Calibration-then-Calculation: A Variance Reduced Metric Framework in Deep Click-Through Rate Prediction Models
Yewen Fan, Nian Si, Xiangchen Song, Kun Zhang
TL;DR
This work addresses the problem that evaluating deep CTR prediction pipelines is hampered by high variance from randomness in training. It introduces Calibrated Loss Metric, notably Calibrated Log Loss, which calibrates the bias term on a holdout set to reduce variance while preserving mean performance. The authors provide theoretical guarantees under a linear regression setting and demonstrate through extensive experiments on synthetic data and the Avazu CTR dataset that Calibrated metrics improve the accuracy of model-pipeline comparisons and reduce variance.

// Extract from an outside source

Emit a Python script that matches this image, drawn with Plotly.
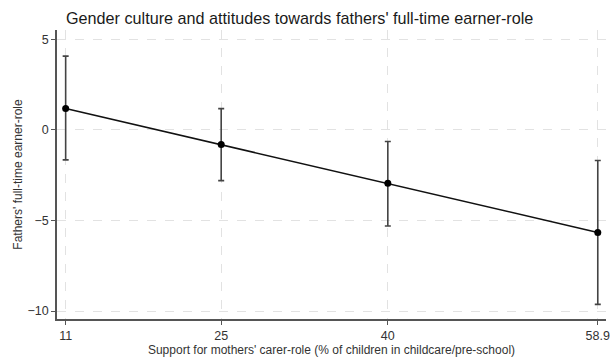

This variance-reduced evaluation framework enables more reliable benchmarking and can enhance AutoML-driven pipeline selection in practice.
Abstract
The adoption of deep learning across various fields has been extensive, yet there is a lack of focus on evaluating the performance of deep learning pipelines. Typically, with the increased use of large datasets and complex models, the training process is run only once and the result is compared to previous benchmarks. This practice can lead to imprecise comparisons due to the variance in neural network evaluation metrics, which stems from the inherent randomness in the training process. Traditional solutions, such as running the training process multiple times, are often infeasible due to computational constraints. In this paper, we introduce a novel metric framework, the Calibrated Loss Metric, designed to address this issue by reducing the variance present in its conventional counterpart. Consequently, this new metric enhances the accuracy in detecting effective modeling improvements. Our approach is substantiated by theoretical justifications and extensive experimental validations within the context of Deep Click-Through Rate Prediction Models.